--- Begin Task inputs ---
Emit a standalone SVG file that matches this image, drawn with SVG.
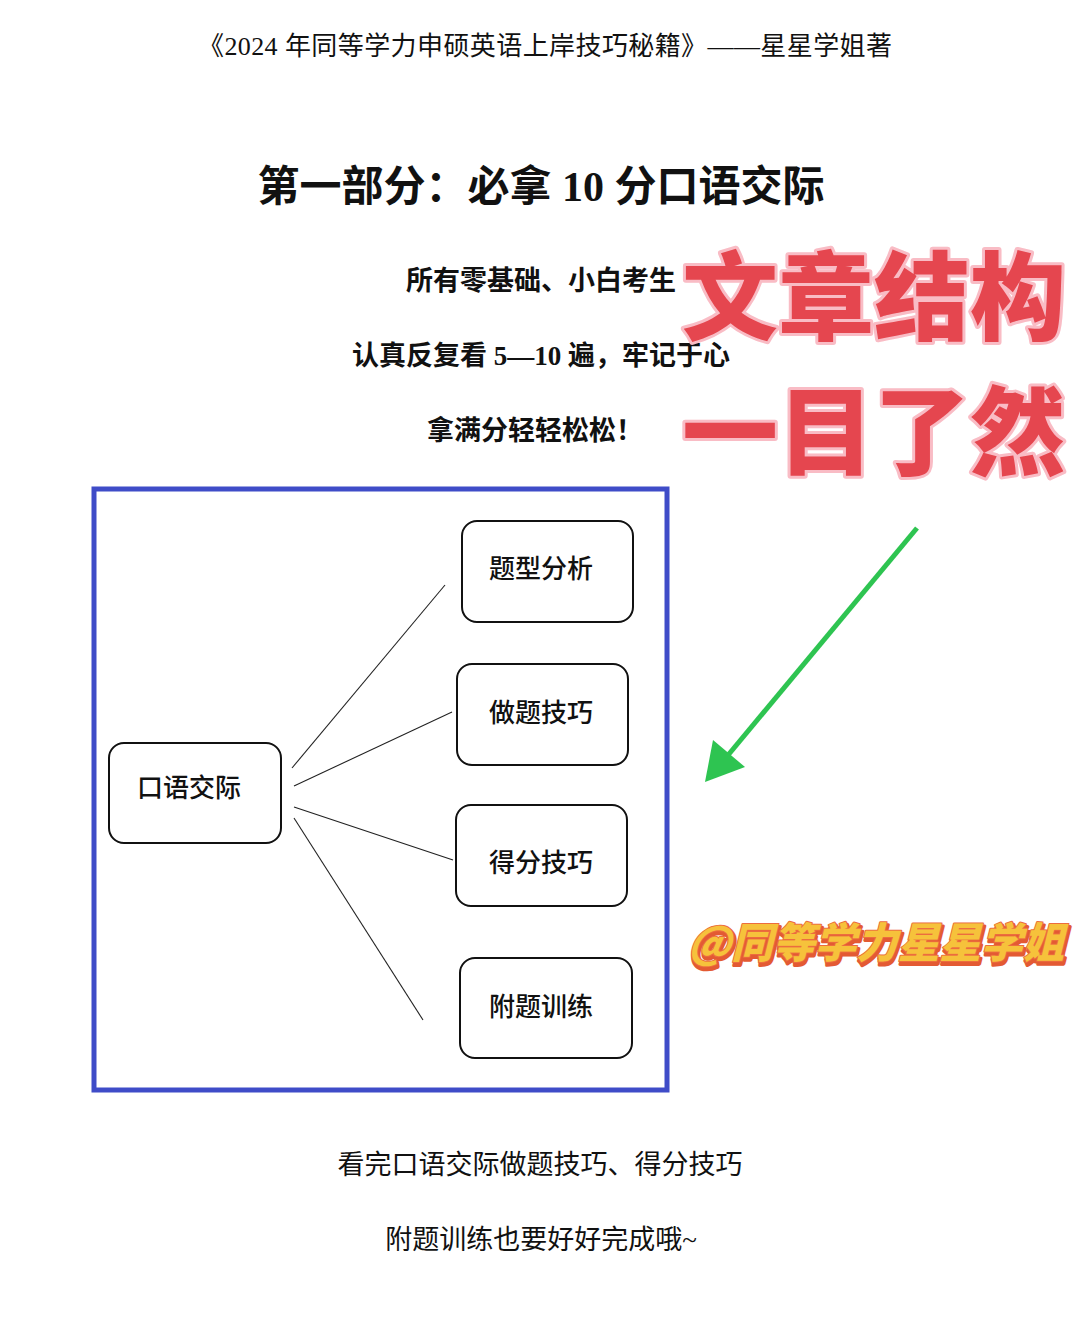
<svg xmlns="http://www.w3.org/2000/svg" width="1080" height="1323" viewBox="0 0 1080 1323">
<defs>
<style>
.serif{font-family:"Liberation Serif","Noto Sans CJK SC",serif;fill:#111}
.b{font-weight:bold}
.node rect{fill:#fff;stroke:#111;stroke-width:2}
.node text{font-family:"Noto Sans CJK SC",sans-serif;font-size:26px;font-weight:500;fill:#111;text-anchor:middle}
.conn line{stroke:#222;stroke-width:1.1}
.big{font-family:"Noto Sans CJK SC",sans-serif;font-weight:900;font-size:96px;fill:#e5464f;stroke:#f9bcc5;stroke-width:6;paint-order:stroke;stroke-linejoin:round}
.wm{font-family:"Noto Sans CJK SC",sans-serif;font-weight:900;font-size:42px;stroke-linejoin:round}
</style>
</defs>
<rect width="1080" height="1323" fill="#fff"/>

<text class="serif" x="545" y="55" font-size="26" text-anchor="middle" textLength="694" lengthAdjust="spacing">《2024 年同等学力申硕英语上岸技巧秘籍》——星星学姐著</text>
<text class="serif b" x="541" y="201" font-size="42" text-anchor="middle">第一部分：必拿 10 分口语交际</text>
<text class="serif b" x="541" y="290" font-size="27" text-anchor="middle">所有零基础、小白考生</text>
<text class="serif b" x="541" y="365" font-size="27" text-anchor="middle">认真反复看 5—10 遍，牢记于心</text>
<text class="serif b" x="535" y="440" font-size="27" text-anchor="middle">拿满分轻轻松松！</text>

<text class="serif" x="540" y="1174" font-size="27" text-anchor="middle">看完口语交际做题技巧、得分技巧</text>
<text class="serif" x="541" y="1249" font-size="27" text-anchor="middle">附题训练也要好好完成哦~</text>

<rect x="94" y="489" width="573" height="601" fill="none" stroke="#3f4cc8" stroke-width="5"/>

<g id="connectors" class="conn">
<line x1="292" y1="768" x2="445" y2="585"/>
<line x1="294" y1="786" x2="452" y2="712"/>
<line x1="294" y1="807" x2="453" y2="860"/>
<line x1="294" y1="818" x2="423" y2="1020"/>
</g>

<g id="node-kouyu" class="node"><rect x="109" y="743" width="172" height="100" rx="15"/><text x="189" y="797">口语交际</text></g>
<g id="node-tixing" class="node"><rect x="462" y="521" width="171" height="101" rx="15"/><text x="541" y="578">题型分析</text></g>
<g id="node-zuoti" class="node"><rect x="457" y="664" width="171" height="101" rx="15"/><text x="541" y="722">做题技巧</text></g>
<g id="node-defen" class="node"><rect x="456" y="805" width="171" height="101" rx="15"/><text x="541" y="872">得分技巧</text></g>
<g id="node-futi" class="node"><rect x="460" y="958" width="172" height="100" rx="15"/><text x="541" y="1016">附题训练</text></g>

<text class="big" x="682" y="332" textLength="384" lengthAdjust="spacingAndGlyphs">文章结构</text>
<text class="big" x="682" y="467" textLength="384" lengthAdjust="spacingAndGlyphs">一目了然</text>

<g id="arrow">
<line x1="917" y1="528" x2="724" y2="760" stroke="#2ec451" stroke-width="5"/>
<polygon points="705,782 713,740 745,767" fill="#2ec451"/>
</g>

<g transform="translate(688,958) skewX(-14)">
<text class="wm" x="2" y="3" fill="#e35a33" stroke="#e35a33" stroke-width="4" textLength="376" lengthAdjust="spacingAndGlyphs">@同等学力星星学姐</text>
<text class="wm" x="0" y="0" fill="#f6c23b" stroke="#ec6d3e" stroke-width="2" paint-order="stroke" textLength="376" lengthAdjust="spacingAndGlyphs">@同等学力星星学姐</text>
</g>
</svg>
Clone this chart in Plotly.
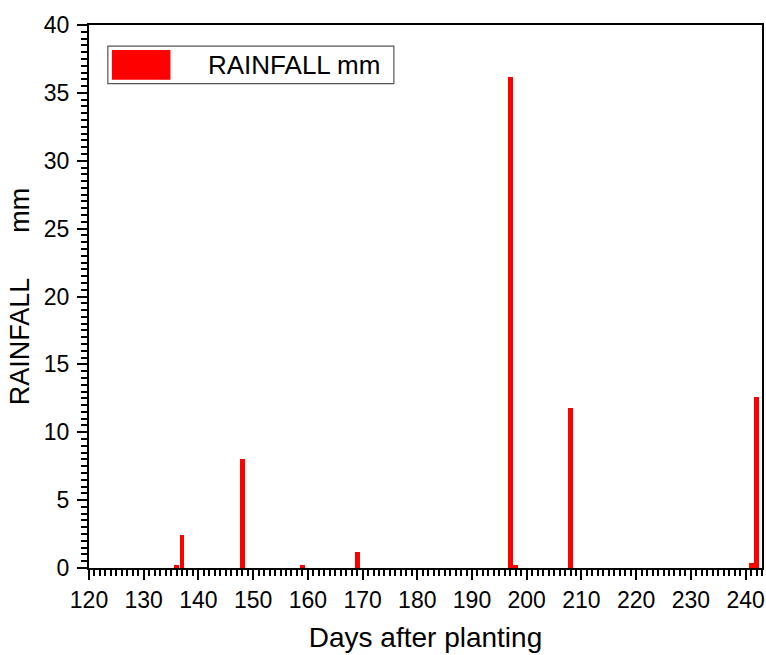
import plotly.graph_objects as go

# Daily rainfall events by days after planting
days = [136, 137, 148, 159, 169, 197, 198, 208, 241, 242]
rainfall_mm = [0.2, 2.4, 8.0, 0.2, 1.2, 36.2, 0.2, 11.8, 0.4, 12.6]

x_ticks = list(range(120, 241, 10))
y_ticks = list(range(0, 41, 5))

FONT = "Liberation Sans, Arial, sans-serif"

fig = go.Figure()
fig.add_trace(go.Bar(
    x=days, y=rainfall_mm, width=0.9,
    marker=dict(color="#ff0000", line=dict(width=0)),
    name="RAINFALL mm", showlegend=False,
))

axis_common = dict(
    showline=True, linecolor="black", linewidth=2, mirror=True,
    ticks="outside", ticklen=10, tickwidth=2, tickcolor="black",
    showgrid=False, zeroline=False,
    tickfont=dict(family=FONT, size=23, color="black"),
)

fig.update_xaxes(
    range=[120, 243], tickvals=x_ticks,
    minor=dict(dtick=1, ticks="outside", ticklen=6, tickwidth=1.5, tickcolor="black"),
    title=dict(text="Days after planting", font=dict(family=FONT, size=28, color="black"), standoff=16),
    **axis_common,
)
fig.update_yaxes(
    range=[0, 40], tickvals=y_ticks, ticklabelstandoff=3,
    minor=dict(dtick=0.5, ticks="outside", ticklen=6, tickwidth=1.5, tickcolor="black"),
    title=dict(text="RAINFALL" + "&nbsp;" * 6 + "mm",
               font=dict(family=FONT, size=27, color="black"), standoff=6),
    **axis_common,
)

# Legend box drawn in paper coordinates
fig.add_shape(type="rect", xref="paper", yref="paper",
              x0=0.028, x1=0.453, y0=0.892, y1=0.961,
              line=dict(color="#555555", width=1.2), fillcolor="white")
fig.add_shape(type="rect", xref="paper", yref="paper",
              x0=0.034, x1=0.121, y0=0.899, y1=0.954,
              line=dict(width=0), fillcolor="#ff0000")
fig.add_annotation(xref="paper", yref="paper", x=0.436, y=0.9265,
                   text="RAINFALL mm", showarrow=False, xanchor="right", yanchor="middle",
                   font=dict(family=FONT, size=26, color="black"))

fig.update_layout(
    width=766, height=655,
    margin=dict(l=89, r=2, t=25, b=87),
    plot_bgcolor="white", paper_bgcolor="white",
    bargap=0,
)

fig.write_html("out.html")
--- End Task inputs ---
## Exercise directions
Write every entry out again exactly, dropping the pictures.

## Answer in full
Emit a standalone SVG file that matches this image, drawn with SVG.
<svg xmlns="http://www.w3.org/2000/svg" width="1080" height="1323" viewBox="0 0 1080 1323">
<defs>
<style>
.serif{font-family:"Liberation Serif","Noto Sans CJK SC",serif;fill:#111}
.b{font-weight:bold}
.node rect{fill:#fff;stroke:#111;stroke-width:2}
.node text{font-family:"Noto Sans CJK SC",sans-serif;font-size:26px;font-weight:500;fill:#111;text-anchor:middle}
.conn line{stroke:#222;stroke-width:1.1}
.big{font-family:"Noto Sans CJK SC",sans-serif;font-weight:900;font-size:96px;fill:#e5464f;stroke:#f9bcc5;stroke-width:6;paint-order:stroke;stroke-linejoin:round}
.wm{font-family:"Noto Sans CJK SC",sans-serif;font-weight:900;font-size:42px;stroke-linejoin:round}
</style>
</defs>
<rect width="1080" height="1323" fill="#fff"/>

<text class="serif" x="545" y="55" font-size="26" text-anchor="middle" textLength="694" lengthAdjust="spacing">《2024 年同等学力申硕英语上岸技巧秘籍》——星星学姐著</text>
<text class="serif b" x="541" y="201" font-size="42" text-anchor="middle">第一部分：必拿 10 分口语交际</text>
<text class="serif b" x="541" y="290" font-size="27" text-anchor="middle">所有零基础、小白考生</text>
<text class="serif b" x="541" y="365" font-size="27" text-anchor="middle">认真反复看 5—10 遍，牢记于心</text>
<text class="serif b" x="535" y="440" font-size="27" text-anchor="middle">拿满分轻轻松松！</text>

<text class="serif" x="540" y="1174" font-size="27" text-anchor="middle">看完口语交际做题技巧、得分技巧</text>
<text class="serif" x="541" y="1249" font-size="27" text-anchor="middle">附题训练也要好好完成哦~</text>

<rect x="94" y="489" width="573" height="601" fill="none" stroke="#3f4cc8" stroke-width="5"/>

<g id="connectors" class="conn">
<line x1="292" y1="768" x2="445" y2="585"/>
<line x1="294" y1="786" x2="452" y2="712"/>
<line x1="294" y1="807" x2="453" y2="860"/>
<line x1="294" y1="818" x2="423" y2="1020"/>
</g>

<g id="node-kouyu" class="node"><rect x="109" y="743" width="172" height="100" rx="15"/><text x="189" y="797">口语交际</text></g>
<g id="node-tixing" class="node"><rect x="462" y="521" width="171" height="101" rx="15"/><text x="541" y="578">题型分析</text></g>
<g id="node-zuoti" class="node"><rect x="457" y="664" width="171" height="101" rx="15"/><text x="541" y="722">做题技巧</text></g>
<g id="node-defen" class="node"><rect x="456" y="805" width="171" height="101" rx="15"/><text x="541" y="872">得分技巧</text></g>
<g id="node-futi" class="node"><rect x="460" y="958" width="172" height="100" rx="15"/><text x="541" y="1016">附题训练</text></g>

<text class="big" x="682" y="332" textLength="384" lengthAdjust="spacingAndGlyphs">文章结构</text>
<text class="big" x="682" y="467" textLength="384" lengthAdjust="spacingAndGlyphs">一目了然</text>

<g id="arrow">
<line x1="917" y1="528" x2="724" y2="760" stroke="#2ec451" stroke-width="5"/>
<polygon points="705,782 713,740 745,767" fill="#2ec451"/>
</g>

<g transform="translate(688,958) skewX(-14)">
<text class="wm" x="2" y="3" fill="#e35a33" stroke="#e35a33" stroke-width="4" textLength="376" lengthAdjust="spacingAndGlyphs">@同等学力星星学姐</text>
<text class="wm" x="0" y="0" fill="#f6c23b" stroke="#ec6d3e" stroke-width="2" paint-order="stroke" textLength="376" lengthAdjust="spacingAndGlyphs">@同等学力星星学姐</text>
</g>
</svg>
Clone this chart in Plotly.
import plotly.graph_objects as go

# Daily rainfall events by days after planting
days = [136, 137, 148, 159, 169, 197, 198, 208, 241, 242]
rainfall_mm = [0.2, 2.4, 8.0, 0.2, 1.2, 36.2, 0.2, 11.8, 0.4, 12.6]

x_ticks = list(range(120, 241, 10))
y_ticks = list(range(0, 41, 5))

FONT = "Liberation Sans, Arial, sans-serif"

fig = go.Figure()
fig.add_trace(go.Bar(
    x=days, y=rainfall_mm, width=0.9,
    marker=dict(color="#ff0000", line=dict(width=0)),
    name="RAINFALL mm", showlegend=False,
))

axis_common = dict(
    showline=True, linecolor="black", linewidth=2, mirror=True,
    ticks="outside", ticklen=10, tickwidth=2, tickcolor="black",
    showgrid=False, zeroline=False,
    tickfont=dict(family=FONT, size=23, color="black"),
)

fig.update_xaxes(
    range=[120, 243], tickvals=x_ticks,
    minor=dict(dtick=1, ticks="outside", ticklen=6, tickwidth=1.5, tickcolor="black"),
    title=dict(text="Days after planting", font=dict(family=FONT, size=28, color="black"), standoff=16),
    **axis_common,
)
fig.update_yaxes(
    range=[0, 40], tickvals=y_ticks, ticklabelstandoff=3,
    minor=dict(dtick=0.5, ticks="outside", ticklen=6, tickwidth=1.5, tickcolor="black"),
    title=dict(text="RAINFALL" + "&nbsp;" * 6 + "mm",
               font=dict(family=FONT, size=27, color="black"), standoff=6),
    **axis_common,
)

# Legend box drawn in paper coordinates
fig.add_shape(type="rect", xref="paper", yref="paper",
              x0=0.028, x1=0.453, y0=0.892, y1=0.961,
              line=dict(color="#555555", width=1.2), fillcolor="white")
fig.add_shape(type="rect", xref="paper", yref="paper",
              x0=0.034, x1=0.121, y0=0.899, y1=0.954,
              line=dict(width=0), fillcolor="#ff0000")
fig.add_annotation(xref="paper", yref="paper", x=0.436, y=0.9265,
                   text="RAINFALL mm", showarrow=False, xanchor="right", yanchor="middle",
                   font=dict(family=FONT, size=26, color="black"))

fig.update_layout(
    width=766, height=655,
    margin=dict(l=89, r=2, t=25, b=87),
    plot_bgcolor="white", paper_bgcolor="white",
    bargap=0,
)

fig.write_html("out.html")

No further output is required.